ENTRIES SUPPLIED:
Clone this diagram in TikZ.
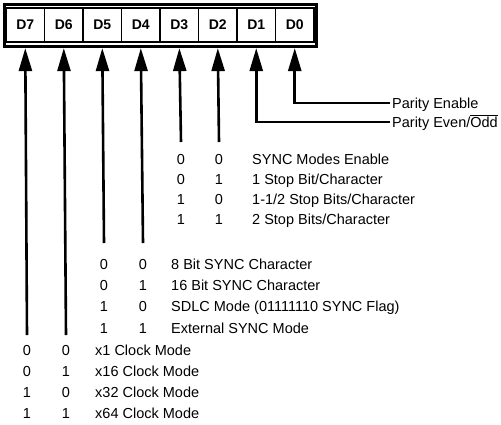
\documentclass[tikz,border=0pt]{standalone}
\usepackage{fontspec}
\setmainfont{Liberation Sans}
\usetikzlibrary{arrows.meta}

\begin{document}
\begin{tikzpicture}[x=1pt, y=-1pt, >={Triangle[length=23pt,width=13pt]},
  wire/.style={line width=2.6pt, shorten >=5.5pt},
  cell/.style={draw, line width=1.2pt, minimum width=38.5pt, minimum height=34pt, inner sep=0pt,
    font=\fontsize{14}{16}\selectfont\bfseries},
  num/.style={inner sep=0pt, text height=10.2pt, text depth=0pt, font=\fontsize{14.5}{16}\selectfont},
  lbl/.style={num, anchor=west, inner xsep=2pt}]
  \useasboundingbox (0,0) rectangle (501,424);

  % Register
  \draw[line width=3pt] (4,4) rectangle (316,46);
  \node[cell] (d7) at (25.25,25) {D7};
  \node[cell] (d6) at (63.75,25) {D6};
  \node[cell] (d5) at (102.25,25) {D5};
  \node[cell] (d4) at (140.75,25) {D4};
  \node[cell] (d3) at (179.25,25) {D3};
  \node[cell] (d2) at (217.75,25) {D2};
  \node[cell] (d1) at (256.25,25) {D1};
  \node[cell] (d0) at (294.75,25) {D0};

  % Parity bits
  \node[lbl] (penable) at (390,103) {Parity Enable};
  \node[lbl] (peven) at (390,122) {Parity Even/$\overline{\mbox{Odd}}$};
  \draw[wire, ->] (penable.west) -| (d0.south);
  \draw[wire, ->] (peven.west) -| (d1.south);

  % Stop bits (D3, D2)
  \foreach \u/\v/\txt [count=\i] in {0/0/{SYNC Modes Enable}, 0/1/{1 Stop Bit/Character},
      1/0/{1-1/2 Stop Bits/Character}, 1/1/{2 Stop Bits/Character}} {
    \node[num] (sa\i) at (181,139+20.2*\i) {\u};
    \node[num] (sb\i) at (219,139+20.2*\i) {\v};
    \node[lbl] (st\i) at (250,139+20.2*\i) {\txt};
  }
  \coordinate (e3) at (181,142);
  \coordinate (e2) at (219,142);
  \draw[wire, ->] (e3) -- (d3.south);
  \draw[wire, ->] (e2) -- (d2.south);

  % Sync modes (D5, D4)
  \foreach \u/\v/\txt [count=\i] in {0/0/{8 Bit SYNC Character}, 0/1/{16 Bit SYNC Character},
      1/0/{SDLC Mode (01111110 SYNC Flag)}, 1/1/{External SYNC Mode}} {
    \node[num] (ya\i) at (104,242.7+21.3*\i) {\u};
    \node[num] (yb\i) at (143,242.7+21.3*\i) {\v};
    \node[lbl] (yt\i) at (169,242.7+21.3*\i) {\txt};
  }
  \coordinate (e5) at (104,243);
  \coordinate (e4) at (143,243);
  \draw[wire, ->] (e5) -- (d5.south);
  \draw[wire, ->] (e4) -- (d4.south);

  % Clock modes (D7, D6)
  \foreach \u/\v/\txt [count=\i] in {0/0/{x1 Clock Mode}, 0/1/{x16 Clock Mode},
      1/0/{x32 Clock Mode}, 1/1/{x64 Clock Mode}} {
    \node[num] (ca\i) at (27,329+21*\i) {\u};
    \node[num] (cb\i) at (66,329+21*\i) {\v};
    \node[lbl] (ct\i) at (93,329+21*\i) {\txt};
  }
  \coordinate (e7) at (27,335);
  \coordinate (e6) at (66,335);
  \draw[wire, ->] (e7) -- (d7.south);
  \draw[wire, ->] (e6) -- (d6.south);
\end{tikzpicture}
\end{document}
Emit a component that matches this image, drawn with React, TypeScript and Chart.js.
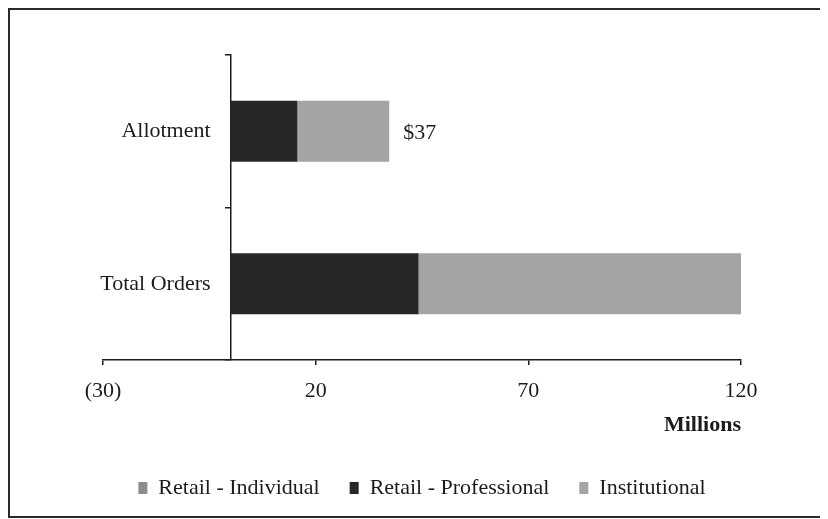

DESCRIPTION OF THE TASK: From the opening line of the entries above to the line containing "(e2) -- (d2.south);", please transcribe each line exactly, skipping every picture.

RESULT:
Clone this diagram in TikZ.
\documentclass[tikz,border=0pt]{standalone}
\usepackage{fontspec}
\setmainfont{Liberation Sans}
\usetikzlibrary{arrows.meta}

\begin{document}
\begin{tikzpicture}[x=1pt, y=-1pt, >={Triangle[length=23pt,width=13pt]},
  wire/.style={line width=2.6pt, shorten >=5.5pt},
  cell/.style={draw, line width=1.2pt, minimum width=38.5pt, minimum height=34pt, inner sep=0pt,
    font=\fontsize{14}{16}\selectfont\bfseries},
  num/.style={inner sep=0pt, text height=10.2pt, text depth=0pt, font=\fontsize{14.5}{16}\selectfont},
  lbl/.style={num, anchor=west, inner xsep=2pt}]
  \useasboundingbox (0,0) rectangle (501,424);

  % Register
  \draw[line width=3pt] (4,4) rectangle (316,46);
  \node[cell] (d7) at (25.25,25) {D7};
  \node[cell] (d6) at (63.75,25) {D6};
  \node[cell] (d5) at (102.25,25) {D5};
  \node[cell] (d4) at (140.75,25) {D4};
  \node[cell] (d3) at (179.25,25) {D3};
  \node[cell] (d2) at (217.75,25) {D2};
  \node[cell] (d1) at (256.25,25) {D1};
  \node[cell] (d0) at (294.75,25) {D0};

  % Parity bits
  \node[lbl] (penable) at (390,103) {Parity Enable};
  \node[lbl] (peven) at (390,122) {Parity Even/$\overline{\mbox{Odd}}$};
  \draw[wire, ->] (penable.west) -| (d0.south);
  \draw[wire, ->] (peven.west) -| (d1.south);

  % Stop bits (D3, D2)
  \foreach \u/\v/\txt [count=\i] in {0/0/{SYNC Modes Enable}, 0/1/{1 Stop Bit/Character},
      1/0/{1-1/2 Stop Bits/Character}, 1/1/{2 Stop Bits/Character}} {
    \node[num] (sa\i) at (181,139+20.2*\i) {\u};
    \node[num] (sb\i) at (219,139+20.2*\i) {\v};
    \node[lbl] (st\i) at (250,139+20.2*\i) {\txt};
  }
  \coordinate (e3) at (181,142);
  \coordinate (e2) at (219,142);
  \draw[wire, ->] (e3) -- (d3.south);
  \draw[wire, ->] (e2) -- (d2.south);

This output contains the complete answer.